*Records provided*:
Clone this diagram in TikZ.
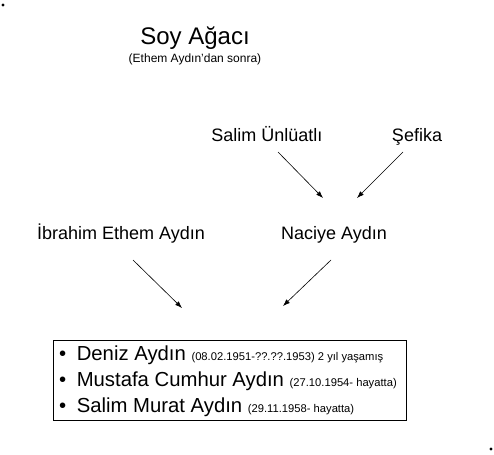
* * *
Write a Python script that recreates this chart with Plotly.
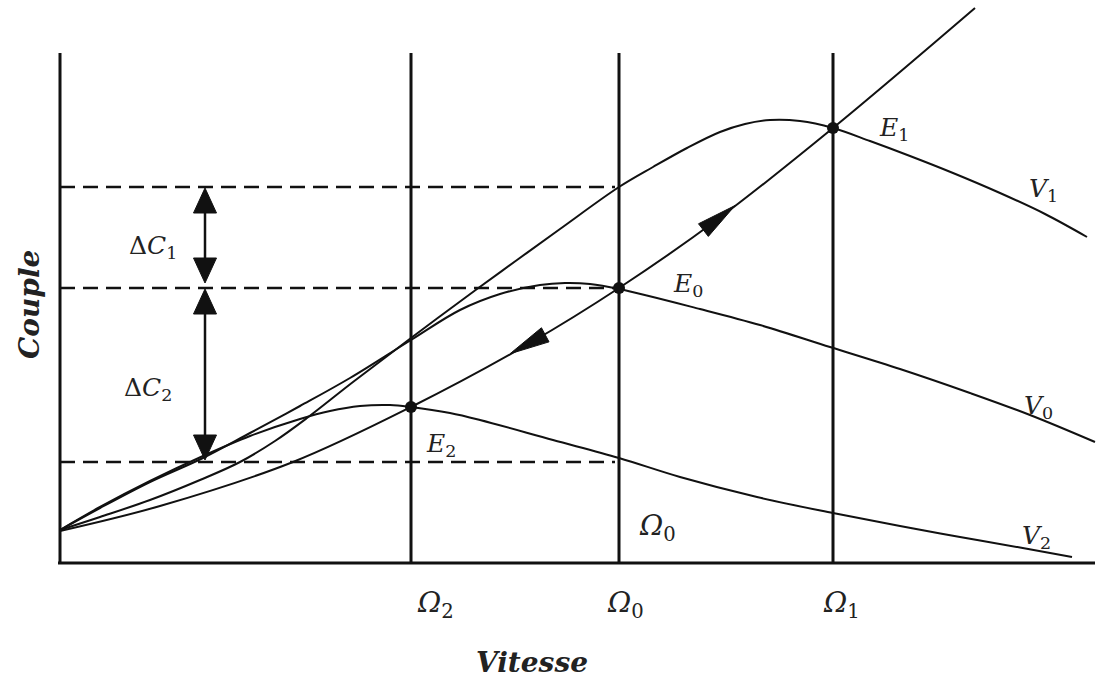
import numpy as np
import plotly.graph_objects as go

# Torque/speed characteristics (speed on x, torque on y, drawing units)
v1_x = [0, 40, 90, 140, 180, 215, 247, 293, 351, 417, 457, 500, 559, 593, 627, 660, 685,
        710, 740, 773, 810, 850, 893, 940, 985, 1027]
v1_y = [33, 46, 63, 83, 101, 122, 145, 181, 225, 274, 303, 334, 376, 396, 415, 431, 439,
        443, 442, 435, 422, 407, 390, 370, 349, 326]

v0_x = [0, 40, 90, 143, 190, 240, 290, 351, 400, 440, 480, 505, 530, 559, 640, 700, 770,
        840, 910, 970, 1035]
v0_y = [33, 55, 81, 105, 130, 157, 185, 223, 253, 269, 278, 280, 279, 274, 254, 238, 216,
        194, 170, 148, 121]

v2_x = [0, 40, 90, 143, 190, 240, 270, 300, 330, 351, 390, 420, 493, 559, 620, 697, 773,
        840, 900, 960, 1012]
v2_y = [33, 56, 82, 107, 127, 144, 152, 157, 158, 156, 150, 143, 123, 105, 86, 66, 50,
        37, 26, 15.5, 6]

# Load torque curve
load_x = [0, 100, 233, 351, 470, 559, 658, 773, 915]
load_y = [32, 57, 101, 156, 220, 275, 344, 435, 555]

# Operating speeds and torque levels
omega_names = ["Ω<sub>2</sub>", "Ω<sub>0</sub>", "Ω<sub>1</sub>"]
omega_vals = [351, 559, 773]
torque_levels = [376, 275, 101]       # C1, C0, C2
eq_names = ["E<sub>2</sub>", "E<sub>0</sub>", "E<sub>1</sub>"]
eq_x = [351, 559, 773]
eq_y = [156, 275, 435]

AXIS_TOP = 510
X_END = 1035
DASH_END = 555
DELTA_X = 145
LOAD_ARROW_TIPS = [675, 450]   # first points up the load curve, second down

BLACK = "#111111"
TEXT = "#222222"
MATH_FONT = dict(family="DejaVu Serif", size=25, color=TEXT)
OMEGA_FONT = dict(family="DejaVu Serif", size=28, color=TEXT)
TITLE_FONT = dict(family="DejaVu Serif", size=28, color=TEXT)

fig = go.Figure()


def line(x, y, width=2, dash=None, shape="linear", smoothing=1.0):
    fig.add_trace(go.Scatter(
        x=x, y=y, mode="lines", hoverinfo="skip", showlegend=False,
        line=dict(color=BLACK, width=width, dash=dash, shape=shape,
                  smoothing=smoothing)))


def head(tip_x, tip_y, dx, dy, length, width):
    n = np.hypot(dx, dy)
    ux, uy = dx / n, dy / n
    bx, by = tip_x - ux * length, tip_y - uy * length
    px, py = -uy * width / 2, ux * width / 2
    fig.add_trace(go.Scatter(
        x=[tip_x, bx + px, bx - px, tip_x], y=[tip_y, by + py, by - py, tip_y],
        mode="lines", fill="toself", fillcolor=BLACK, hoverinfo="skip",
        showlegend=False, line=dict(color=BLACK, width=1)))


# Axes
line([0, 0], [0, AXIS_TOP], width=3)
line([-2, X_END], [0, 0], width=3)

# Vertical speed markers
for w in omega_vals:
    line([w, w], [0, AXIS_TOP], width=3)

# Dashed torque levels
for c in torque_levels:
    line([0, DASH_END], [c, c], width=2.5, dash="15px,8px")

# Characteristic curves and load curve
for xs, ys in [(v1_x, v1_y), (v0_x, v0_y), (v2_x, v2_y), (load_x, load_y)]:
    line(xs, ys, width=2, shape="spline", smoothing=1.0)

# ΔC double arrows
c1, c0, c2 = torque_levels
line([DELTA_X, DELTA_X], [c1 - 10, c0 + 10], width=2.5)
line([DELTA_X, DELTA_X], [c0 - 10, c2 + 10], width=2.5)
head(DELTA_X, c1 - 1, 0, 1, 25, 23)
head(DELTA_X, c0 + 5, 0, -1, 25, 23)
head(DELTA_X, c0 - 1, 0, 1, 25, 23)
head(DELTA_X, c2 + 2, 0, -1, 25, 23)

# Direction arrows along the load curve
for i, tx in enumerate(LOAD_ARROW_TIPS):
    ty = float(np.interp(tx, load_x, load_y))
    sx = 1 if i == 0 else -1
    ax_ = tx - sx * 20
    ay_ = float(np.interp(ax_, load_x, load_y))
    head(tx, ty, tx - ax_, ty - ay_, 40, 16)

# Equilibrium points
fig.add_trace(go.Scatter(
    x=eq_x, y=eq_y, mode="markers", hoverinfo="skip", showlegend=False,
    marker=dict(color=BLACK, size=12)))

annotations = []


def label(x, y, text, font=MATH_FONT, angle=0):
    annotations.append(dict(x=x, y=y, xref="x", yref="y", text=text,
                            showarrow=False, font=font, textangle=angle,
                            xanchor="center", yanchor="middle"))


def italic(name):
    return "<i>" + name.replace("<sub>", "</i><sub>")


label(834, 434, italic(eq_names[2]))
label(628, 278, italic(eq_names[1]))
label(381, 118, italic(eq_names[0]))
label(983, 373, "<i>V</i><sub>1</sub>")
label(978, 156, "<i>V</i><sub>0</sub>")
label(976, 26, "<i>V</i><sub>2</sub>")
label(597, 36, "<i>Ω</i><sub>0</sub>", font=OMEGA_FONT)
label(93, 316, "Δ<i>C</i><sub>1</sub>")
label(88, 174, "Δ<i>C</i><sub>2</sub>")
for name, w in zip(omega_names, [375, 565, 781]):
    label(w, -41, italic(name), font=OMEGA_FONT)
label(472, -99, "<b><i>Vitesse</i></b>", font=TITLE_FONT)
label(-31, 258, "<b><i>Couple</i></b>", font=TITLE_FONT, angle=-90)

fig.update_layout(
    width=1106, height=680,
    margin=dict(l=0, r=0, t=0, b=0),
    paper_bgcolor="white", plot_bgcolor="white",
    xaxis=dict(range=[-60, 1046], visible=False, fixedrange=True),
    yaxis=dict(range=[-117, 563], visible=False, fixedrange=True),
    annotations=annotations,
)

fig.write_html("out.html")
* * *
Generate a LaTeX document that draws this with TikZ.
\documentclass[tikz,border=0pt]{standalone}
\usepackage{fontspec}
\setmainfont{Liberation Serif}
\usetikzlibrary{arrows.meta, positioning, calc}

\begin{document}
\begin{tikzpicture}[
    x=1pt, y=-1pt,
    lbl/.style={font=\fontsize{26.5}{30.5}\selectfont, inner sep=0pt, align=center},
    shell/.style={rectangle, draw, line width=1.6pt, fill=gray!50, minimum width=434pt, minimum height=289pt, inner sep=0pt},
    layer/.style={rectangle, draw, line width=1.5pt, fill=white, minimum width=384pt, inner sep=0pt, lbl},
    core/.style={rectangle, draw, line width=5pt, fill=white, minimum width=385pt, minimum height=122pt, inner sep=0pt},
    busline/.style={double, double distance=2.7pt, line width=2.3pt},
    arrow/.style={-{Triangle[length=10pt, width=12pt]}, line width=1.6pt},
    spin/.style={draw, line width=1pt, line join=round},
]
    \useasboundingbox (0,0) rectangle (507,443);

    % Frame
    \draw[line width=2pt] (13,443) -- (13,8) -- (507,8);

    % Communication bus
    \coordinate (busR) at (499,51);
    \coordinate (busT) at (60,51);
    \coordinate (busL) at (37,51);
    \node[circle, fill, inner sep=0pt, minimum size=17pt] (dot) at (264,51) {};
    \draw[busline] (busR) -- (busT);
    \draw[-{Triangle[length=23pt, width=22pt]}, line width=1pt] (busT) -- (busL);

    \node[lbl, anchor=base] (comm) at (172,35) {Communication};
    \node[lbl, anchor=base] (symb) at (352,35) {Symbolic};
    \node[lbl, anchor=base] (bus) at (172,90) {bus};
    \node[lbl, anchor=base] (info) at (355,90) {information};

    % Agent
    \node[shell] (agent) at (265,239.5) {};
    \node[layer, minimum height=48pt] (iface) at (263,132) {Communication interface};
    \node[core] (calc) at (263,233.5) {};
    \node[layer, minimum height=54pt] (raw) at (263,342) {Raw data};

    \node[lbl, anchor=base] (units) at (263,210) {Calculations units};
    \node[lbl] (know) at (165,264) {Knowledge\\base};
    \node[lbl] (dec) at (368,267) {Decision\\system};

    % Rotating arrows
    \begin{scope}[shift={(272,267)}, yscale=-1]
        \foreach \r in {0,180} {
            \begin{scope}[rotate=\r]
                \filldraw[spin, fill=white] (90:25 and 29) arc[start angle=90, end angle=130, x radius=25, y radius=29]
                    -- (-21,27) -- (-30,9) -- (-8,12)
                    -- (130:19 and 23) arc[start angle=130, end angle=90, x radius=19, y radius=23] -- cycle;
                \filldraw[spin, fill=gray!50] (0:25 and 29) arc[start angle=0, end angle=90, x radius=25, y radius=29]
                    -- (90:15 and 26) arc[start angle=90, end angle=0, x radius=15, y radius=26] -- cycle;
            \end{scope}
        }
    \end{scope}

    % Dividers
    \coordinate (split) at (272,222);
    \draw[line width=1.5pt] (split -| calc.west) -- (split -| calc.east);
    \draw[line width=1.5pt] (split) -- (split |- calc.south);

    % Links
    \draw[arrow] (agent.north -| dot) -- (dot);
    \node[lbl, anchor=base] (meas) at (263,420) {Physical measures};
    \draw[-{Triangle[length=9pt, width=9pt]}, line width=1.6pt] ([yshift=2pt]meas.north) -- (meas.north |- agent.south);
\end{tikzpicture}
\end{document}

*Exercise brief*: Working from the entries above, reproduce exactly and only the lines beginning with the line that has "Write a Python" and ending with the line that has "443, 442, 435, 422, 407, 390, 370, 349, 326]"; omit all pictures.

*Correct answer*:
Write a Python script that recreates this chart with Plotly.
import numpy as np
import plotly.graph_objects as go

# Torque/speed characteristics (speed on x, torque on y, drawing units)
v1_x = [0, 40, 90, 140, 180, 215, 247, 293, 351, 417, 457, 500, 559, 593, 627, 660, 685,
        710, 740, 773, 810, 850, 893, 940, 985, 1027]
v1_y = [33, 46, 63, 83, 101, 122, 145, 181, 225, 274, 303, 334, 376, 396, 415, 431, 439,
        443, 442, 435, 422, 407, 390, 370, 349, 326]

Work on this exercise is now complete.